I only tapped two trees that night. After that I scouted every tree on my property by studying the bark and scrounging for leaves on the ground to double-check. I found only one other sugar maple of the correct size, in a not-convenient location and decided that tapping two trees this year is enough. We have two acres of woods here but most are oaks and black birch with some hickory, beech, wild dogwoods, wild black cherry, white and gray birches and some witch hazels.
Sugar Maple leaf found on the ground at the base of a tree in March.
We're enjoying this. My ten year old loves to go gather the sap even though it's heavy to carry.
Here are some photos of the process.
1. Identify maple trees. The bark has vertical lines only and is gray. The ridges are not as deep as oak or black walnut. Check the size, they must be over 10 inches in diameter.
2. Tap trees and hang a food safe bucket. (Check detailed instructions on the size bit to use and the proper process to avoid splitting the tree.)
3. The sap is clear and thin. It looks just like water. Strain to get any bugs out (it attracts gnats, mosquitoes, ants and moths). Then put in pot and bring to a boil with lid on.
4. Remove lid and keep on high heat to boil off the water. It takes 40 gallons of sap to make 1 gallon of maple syrup.
5. At first the sap is clear and the bubbles are large.
6. As the water evaporates the liquid starts to have a yellow tinge which deepens the more it reduces.
7. Any foam is to be skimmed off (impurities).
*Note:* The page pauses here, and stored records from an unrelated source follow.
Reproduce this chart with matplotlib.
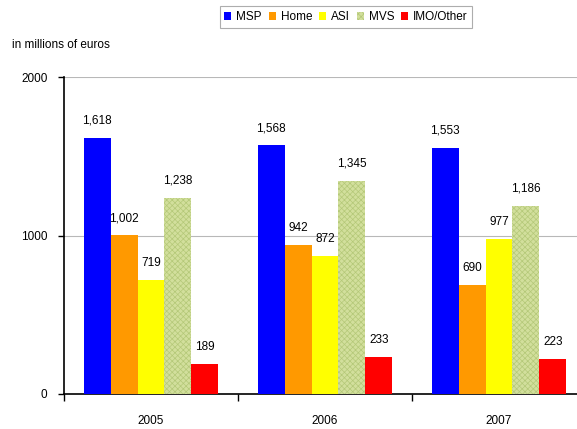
import matplotlib.pyplot as plt
import numpy as np

plt.rcParams['font.family'] = ['Liberation Sans Narrow', 'Liberation Sans', 'DejaVu Sans']
plt.rcParams['hatch.linewidth'] = 0.5

years = ['2005', '2006', '2007']
segments = ['MSP', 'Home', 'ASI', 'MVS', 'IMO/Other']
msp = [1618, 1568, 1553]
home = [1002, 942, 690]
asi = [719, 872, 977]
mvs = [1238, 1345, 1186]
imo = [189, 233, 223]
colors = ['#0000ff', '#ff9900', '#ffff00', '#d2df9c', '#ff0000']

series = [msp, home, asi, mvs, imo]

fig = plt.figure(figsize=(5.77, 4.29), dpi=100)
ax = fig.add_axes([64 / 577, 35 / 429, 522 / 577, 317 / 429])

x = np.arange(len(years))
w = 0.155
for i, (name, vals, c) in enumerate(zip(segments, series, colors)):
    pos = x + (i - 2) * w
    if name == 'MVS':
        bars = ax.bar(pos, vals, w, color=c, edgecolor='#b4c878', hatch='xxxxxx',
                      linewidth=0, label=name, zorder=3)
    else:
        bars = ax.bar(pos, vals, w, color=c, linewidth=0, label=name, zorder=3)
    for b, v in zip(bars, vals):
        ax.annotate(f'{v:,}', (b.get_x() + b.get_width() / 2, v),
                    xytext=(0, 8), textcoords='offset points',
                    ha='center', va='bottom', fontsize=8.5)

ax.set_ylim(0, 2000)
ax.set_xlim(-0.5, 2.5)
ax.set_yticks([0, 1000, 2000])
ax.set_yticklabels(['0', '1000', '2000'], fontsize=8.5)
ax.yaxis.grid(True, color='#b8b8b8', linewidth=0.8, zorder=0)

# group separators as major ticks, year labels on minor ticks
ax.set_xticks([-0.5, 0.5, 1.5, 2.5])
ax.set_xticklabels([])
ax.set_xticks(x, minor=True)
ax.set_xticklabels(years, minor=True, fontsize=8.5)
ax.tick_params(axis='x', which='major', direction='out', length=5, width=1)
ax.tick_params(axis='x', which='minor', length=0, pad=15)
ax.tick_params(axis='y', direction='out', length=4, width=1, pad=8)

for s in ['top', 'right']:
    ax.spines[s].set_visible(False)
for s in ['left', 'bottom']:
    ax.spines[s].set_linewidth(1.2)

fig.text(12 / 577, 1 - 45 / 429, 'in millions of euros', fontsize=8.5,
         ha='left', va='center')

leg = fig.legend(loc='center', bbox_to_anchor=(346 / 577, 1 - 17 / 429), ncol=5,
                 fontsize=8.5, frameon=True, fancybox=False, handlelength=0.6,
                 handleheight=0.6, handletextpad=0.4, columnspacing=0.6,
                 borderpad=0.4, edgecolor='#999999')
leg.get_frame().set_linewidth(0.8)

fig.savefig('out.png', dpi=100)
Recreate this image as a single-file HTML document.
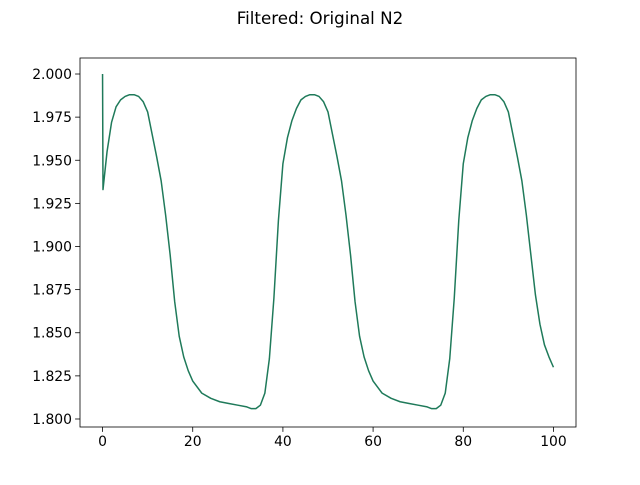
<!DOCTYPE html>
<html><head><meta charset="utf-8"><style>
html,body{margin:0;padding:0;background:#fff;}
svg text{font-family:"DejaVu Sans","Liberation Sans",sans-serif;}
</style></head><body>
<svg id="chart" width="640" height="480" viewBox="0 0 640 480" xmlns="http://www.w3.org/2000/svg">
<rect width="640" height="480" fill="#fff"/>
<text x="320" y="24" text-anchor="middle" font-size="16.7">Filtered: Original N2</text>
<g id="plot"></g>
</svg>
<script>
const xTicks=[0,20,40,60,80,100];
const yTicks=[1.800,1.825,1.850,1.875,1.900,1.925,1.950,1.975,2.000];
const tVals=[0,0.1,1,2,3,4,5,6,7,8,9,10,11,12,13,14,15,16,17,18,19,20,22,24,26,28,30,32,33,34,35,36,37,38,39,40,41,42,43,44,45,46,47,48,49,50,51,52,53,54,55,56,57,58,59,60,62,64,66,68,70,72,73,74,75,76,77,78,79,80,81,82,83,84,85,86,87,88,89,90,91,92,93,94,95,96,97,98,99,100];
const n2Vals=[2.000,1.933,1.955,1.972,1.981,1.985,1.987,1.988,1.988,1.987,1.984,1.978,1.965,1.952,1.938,1.918,1.895,1.868,1.848,1.836,1.828,1.822,1.815,1.812,1.810,1.809,1.808,1.807,1.806,1.806,1.808,1.815,1.835,1.870,1.915,1.948,1.963,1.973,1.980,1.985,1.987,1.988,1.988,1.987,1.984,1.978,1.965,1.952,1.938,1.918,1.895,1.868,1.848,1.836,1.828,1.822,1.815,1.812,1.810,1.809,1.808,1.807,1.806,1.806,1.808,1.815,1.835,1.870,1.915,1.948,1.963,1.973,1.980,1.985,1.987,1.988,1.988,1.987,1.984,1.978,1.965,1.952,1.938,1.918,1.895,1.872,1.855,1.843,1.836,1.830];
const L=80,R=576,T=58,B=427,xMin=-5,xMax=105,yMin=1.79536,yMax=2.00928;
const sx=v=>L+(v-xMin)/(xMax-xMin)*(R-L);
const sy=v=>B-(v-yMin)/(yMax-yMin)*(B-T);
const NS="http://www.w3.org/2000/svg";
const g=document.getElementById('plot');
function mk(tag,at){const e=document.createElementNS(NS,tag);for(const k in at)e.setAttribute(k,at[k]);g.appendChild(e);return e;}
xTicks.forEach(v=>{
 const l=mk('line',{x1:sx(v),x2:sx(v),y1:B,y2:B+4.9,stroke:'#000','stroke-width':0.8});
 
 
 const t=mk('text',{x:sx(v),y:B+19,'text-anchor':'middle','font-size':13.9});
 t.textContent=v;
 
 
});
yTicks.forEach(v=>{
 const l=mk('line',{x1:L-4.9,x2:L,y1:sy(v),y2:sy(v),stroke:'#000','stroke-width':0.8});
 
 
 const t=mk('text',{x:L-8,y:sy(v)+5,'text-anchor':'end','font-size':13.9});
 t.textContent=v.toFixed(3);
 
 
});
const d=tVals.map((t,i)=>(i?'L':'M')+sx(t).toFixed(2)+' '+sy(n2Vals[i]).toFixed(2)).join(' ');
const p=mk('path',{d:d,fill:'none',stroke:'#1f7a5a','stroke-width':1.5,'stroke-linejoin':'round'});


const f=mk('rect',{x:L,y:T,width:R-L,height:B-T,fill:'none',stroke:'#000','stroke-width':0.8});


</script>
</body></html>
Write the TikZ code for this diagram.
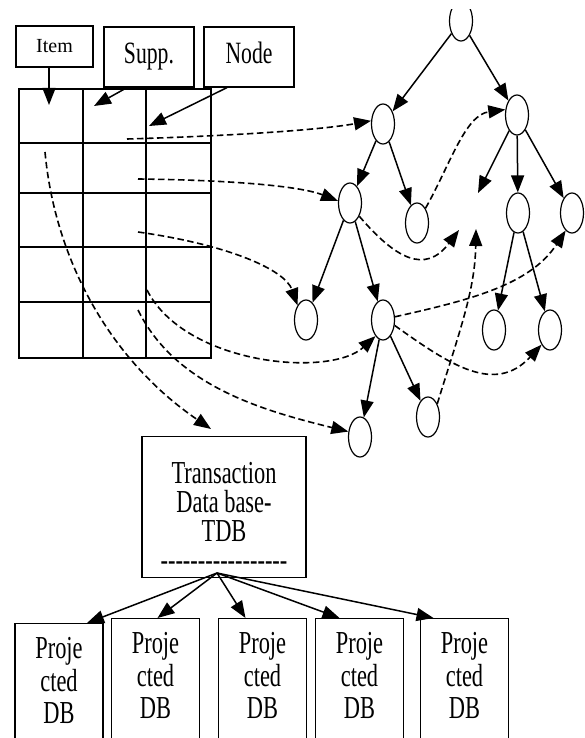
\documentclass[tikz,border=0pt]{standalone}
\usepackage{fontspec}
\setmainfont{Liberation Serif}
\newfontfamily\tallserif[FakeStretch=0.70,Ligatures=TeXOff]{Liberation Serif}
\usetikzlibrary{arrows.meta,shapes.geometric}

\begin{document}
\begin{tikzpicture}[x=1pt,y=-1pt,line width=1.2pt,
  tip/.style={-{Triangle[length=17pt,width=13pt]}},
  dlink/.style={tip,dash pattern=on 6.5pt off 3.5pt,line width=1.6pt},
  vtx/.style={draw,ellipse,minimum width=23pt,minimum height=40pt,inner sep=0pt},
  head/.style={draw,minimum width=90pt,minimum height=60pt,inner sep=0pt,text height=20pt,text depth=6pt,font=\tallserif\fontsize{31}{31}\selectfont},
  proj/.style={draw,anchor=north,minimum width=88pt,inner sep=0pt,align=center,text height=100pt,text depth=60pt,font=\tallserif\fontsize{32}{32.5}\selectfont}]
\useasboundingbox (0,0) rectangle (584,738);
\clip (0,10) rectangle (584,738);

% header boxes and the table
\node[draw,minimum width=77pt,minimum height=41pt,inner sep=0pt,font=\fontsize{20}{20}\selectfont] (item) at (54.5,46.5) {Item};
\node[head] (supp) at (149,57) {Supp.};
\node[head] (nodecol) at (249,57) {Node};
\draw (19,89) rectangle (211,358);
\foreach \x in {83,146} \draw (\x,89) -- (\x,358);
\foreach \y in {143,193,247,302} \draw (19,\y) -- (211,\y);
\coordinate (itemcell) at (49,105);
\coordinate (suppcell) at (94,106);
\coordinate (nodecell) at (149,126);
\draw[tip,line width=1.5pt] (item.south -| itemcell) -- (itemcell);
\draw[tip,line width=1.5pt] ([xshift=-22pt]supp.south) -- (suppcell);
\draw[tip,line width=1.5pt] ([xshift=-22pt]nodecol.south) -- (nodecell);

% tree
\foreach \n/\x/\y in {r/461/21,a/383/124,b/517/115,c/350/203,d/417/223,f/518/213,g/572/213,
  h/306/320,e/383/320,k/360/437,m/428/417,p/494/330,q/550/330}
  \node[vtx] (\n) at (\x,\y) {};
\coordinate (bx) at (478,193);
\foreach \s/\t in {r/a,r/b,a/c,a/d,b/bx,b/f,b/g,c/h,c/e,e/k,e/m,f/p,f/q}
  \draw[tip,line width=1.5pt] (\s) -- (\t);

% links from the table into the tree
\coordinate (s1) at (127,139);
\coordinate (s2) at (138,179);
\coordinate (s3) at (138,232);
\coordinate (s4) at (147,290);
\coordinate (s5) at (138,310);
\coordinate (s6) at (45,152);
\coordinate (tdbin) at (211,429);
\coordinate (t1) at (459,230);
\coordinate (t2) at (476,229);
\draw[dlink] (s1) .. controls (230,136) and (320,130) .. (a.165);
\draw[dlink] (s2) .. controls (230,180) and (300,186) .. (c.170);
\draw[dlink] (s3) .. controls (230,245) and (285,270) .. (h.120);
\draw[dlink] (s4) .. controls (185,365) and (330,378) .. (e.245);
\draw[dlink] (s5) .. controls (175,385) and (260,410) .. (k.155);
\draw[dlink] (s6) .. controls (55,260) and (110,360) .. (tdbin);
\draw[dlink] (d.60) .. controls (450,165) and (465,115) .. (b.155);
\draw[dlink] (c.305) .. controls (395,258) and (425,275) .. (t1);
\draw[dlink] (m.55) .. controls (460,330) and (475,290) .. (t2);
\draw[dlink] (e.15) .. controls (470,300) and (530,285) .. (g.250);
\draw[dlink] (e.335) .. controls (450,365) and (495,395) .. (q.240);

% transaction DB and the projected DBs
\node[draw,anchor=north,minimum width=164pt,inner sep=0pt,align=center,text height=134pt,text depth=7pt,
  font=\tallserif\fontsize{32}{29}\selectfont] (tdb) at (224,436) {Transaction\\Data base-\\TDB\\-----------------};
\foreach \i/\x/\y in {1/59/623,2/155.5/618,3/262.5/618,4/359.5/618,5/464.5/618}
  \node[proj] (p\i) at (\x,\y) {Proje\\cted\\DB};
\coordinate (fan) at (217,573);
\foreach \i/\dx in {1/28,2/2,3/-17,4/-20,5/-31}
  \draw[tip,line width=1.5pt] (fan) -- ([xshift=\dx pt]p\i.north);
\end{tikzpicture}
\end{document}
As you taste it you detect a sweet flavor but at this stage it is still quite watery and does not have the feel of a syrup consistency yet.
8. Right before the sugar content is the correct level to turn it to syrup the bubbles become small. If boiling indoors you may detect a different sound made from the boiling process.
9. The syrup suddenly bubbles up. If the liquid is high enough and the pot small enough it can very suddenly boil over if you are not careful. At this stage when you taste it, it tastes like maple syrup and it has that thick consistency of syrup. It will thicken up even more after being chilled.
10. Turn off heat.
11. If being sold commercially, it is always strained again to get tiny crystals of minerals out that they call sand. If these are left in they may make the syrup seem grainy, and over time they may form larger crystals like rock candy. I was too lazy to bother with this step.
12. You can see from the photo below that the syrup is thick and when you move the pot it slowly moves across the bottom.
13. The color and flavor intensity and sweetness varies by the time of day the sap is collected and how soon it is made. It also depends on the weather conditions on that day. Here you can see how the color really darkened up.
11. Cool down and store in the refrigerator for immediate use. If it is to be stored long term use hot canning methods to preserve using appropriate containers and the correct process.
I'll be even more careful not to waste pure maple syrup or to take it for granted, now that I know how much sap and effort it takes to make it, as well as how the "crop" depends on the weather conditions. Last year the season lasted only 48 hours. This year the season me has been 12 days (so far).
If you overcook the syrup it is part way to a hard candy stage and can be too thick. It is darker in that form too. I did that just with the first batch.
Commercial syrup is graded by color into various grades. The A grade is most light and delicate. Grade B, my favorite, has a dark brown color and a strong maple taste.
Homemade syrup need not be graded.
My syrup came out light amber coled and delicate tasting. My thirteen year old son said it was the best tasting syrup he's ever had.
Unlike what some other people say I did not find this time intensive. With our propane gas cooktop set at high the boiling down went quickly. Due to the open kitchen we had there was never excessive steam. In fact, our home was very dry due to our home heating system being on and this made the house more humid and made it feel warmer.
In 2011 our family maple sugared for 14 days. The season started a few days before we began.